→ Work required
Repeat exactly the lines running from the first line of the data to the line containing "import * as", both ends included, and nothing else; drop the pictures.

→ Dataset records
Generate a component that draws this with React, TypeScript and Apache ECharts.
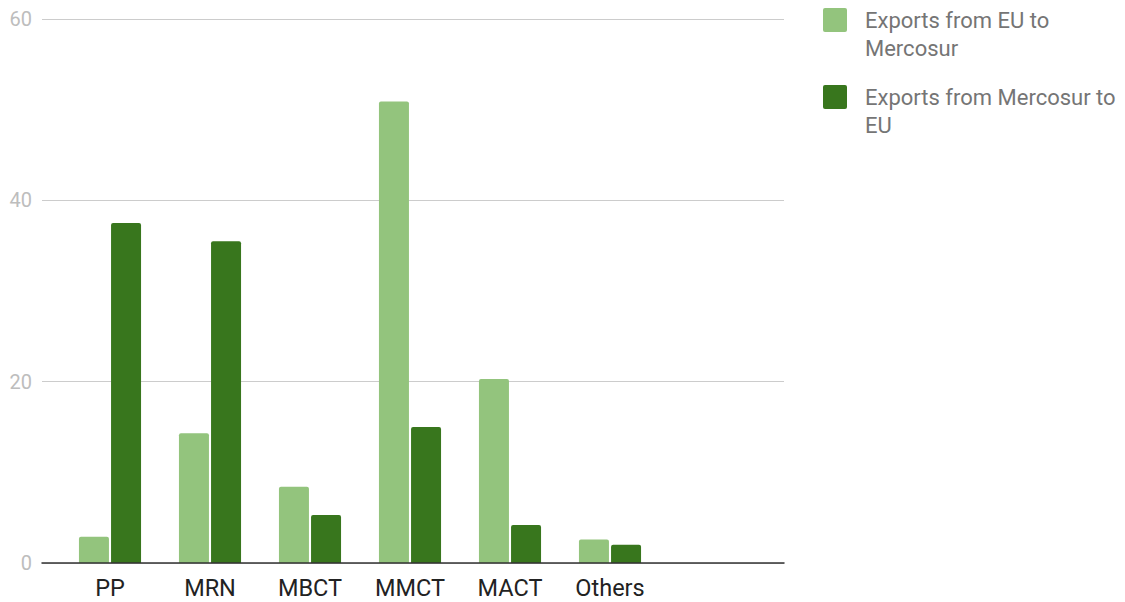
import React, { useEffect, useRef } from "react";
import * as echarts from "echarts";

const categories = ["PP", "MRN", "MBCT", "MMCT", "MACT", "Others"];
const seriesNames = ["Exports from EU to Mercosur", "Exports from Mercosur to EU"];
const legendLines = [
  ["Exports from EU to", "Mercosur"],
  ["Exports from Mercosur to", "EU"],
];
const euToMercosur = [2.9, 14.3, 8.4, 50.9, 20.3, 2.6];
const mercosurToEu = [37.5, 35.5, 5.3, 15.0, 4.2, 2.0];
const yTicks = [0, 20, 40, 60];
const colors = ["#93c47d", "#38761d"];

export default function App() {
  const ref = useRef<HTMLDivElement>(null);
  useEffect(() => {
    if (!ref.current) return;
    const chart = echarts.init(ref.current, undefined, { renderer: "svg" });
    const font = "Roboto, 'Noto Sans', sans-serif";
    const graphic: any[] = [];
    legendLines.forEach((lines, i) => {
      const top = 8 + i * 77;
      graphic.push({
        type: "rect",
        left: 823,
        top,
        shape: { width: 24, height: 24, r: 2 },
        style: { fill: colors[i] },
      });
      graphic.push({
        type: "text",
        left: 865,
        top: top - 2,
        style: {
          text: lines.join("\n"),
          fill: "#757575",
          font: `22px ${font}`,
          lineHeight: 28,
        },
      });
    });
    chart.setOption({
      animation: false,
      textStyle: { fontFamily: font },
      grid: [
        { left: 42, width: 742, top: 19, height: 544, containLabel: false },
        { left: 60, width: 700, top: 19, height: 544, containLabel: false },
      ],
      xAxis: [
        {
          type: "category",
          gridIndex: 0,
          data: [""],
          axisLine: { show: true, lineStyle: { color: "#333", width: 1.5 } },
          axisTick: { show: false },
          axisLabel: { show: false },
          z: 5,
        },
        {
          type: "category",
          gridIndex: 1,
          data: [...categories, ""],
          axisLine: { show: false },
          axisTick: { show: false },
          axisLabel: {
            color: "#222",
            fontSize: 23.5,
            lineHeight: 24,
            margin: 13,
            fontFamily: font,
          },
        },
      ],
      yAxis: [
        {
          type: "value",
          gridIndex: 0,
          min: yTicks[0],
          max: yTicks[yTicks.length - 1],
          interval: 20,
          axisLine: { show: false },
          axisTick: { show: false },
          axisLabel: { color: "#bdbdbd", fontSize: 20, margin: 10, fontFamily: font },
          splitLine: { lineStyle: { color: "#cccccc", width: 1 } },
        },
        {
          type: "value",
          gridIndex: 1,
          min: 0,
          max: 60,
          interval: 20,
          show: false,
        },
      ],
      graphic,
      series: [
        {
          name: seriesNames[0],
          type: "bar",
          xAxisIndex: 1,
          yAxisIndex: 1,
          data: euToMercosur,
          barWidth: 30,
          barGap: "7%",
          itemStyle: { color: colors[0], borderRadius: [2, 2, 0, 0] },
        },
        {
          name: seriesNames[1],
          type: "bar",
          xAxisIndex: 1,
          yAxisIndex: 1,
          data: mercosurToEu,
          barWidth: 30,
          barGap: "7%",
          itemStyle: { color: colors[1], borderRadius: [2, 2, 0, 0] },
        },
      ],
    });
    return () => chart.dispose();
  }, []);
  return (
    <div
      ref={ref}
      style={{ position: "fixed", left: 0, top: 0, width: 1125, height: 602, background: "#fff" }}
    />
  );
}
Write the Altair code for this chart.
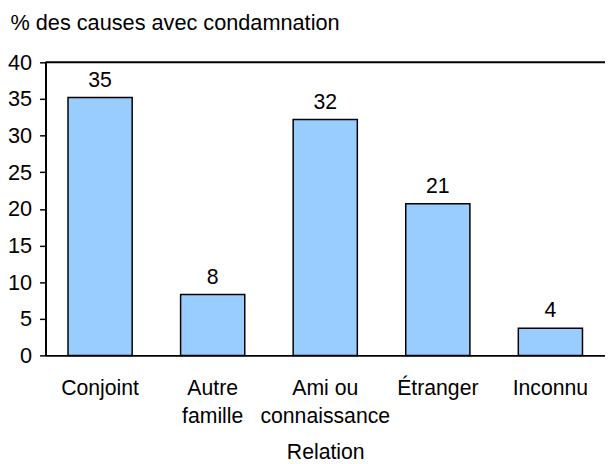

→ Response
Generate a component that draws this with React, TypeScript and Apache ECharts.
import React, { useEffect, useRef } from "react";
import * as echarts from "echarts";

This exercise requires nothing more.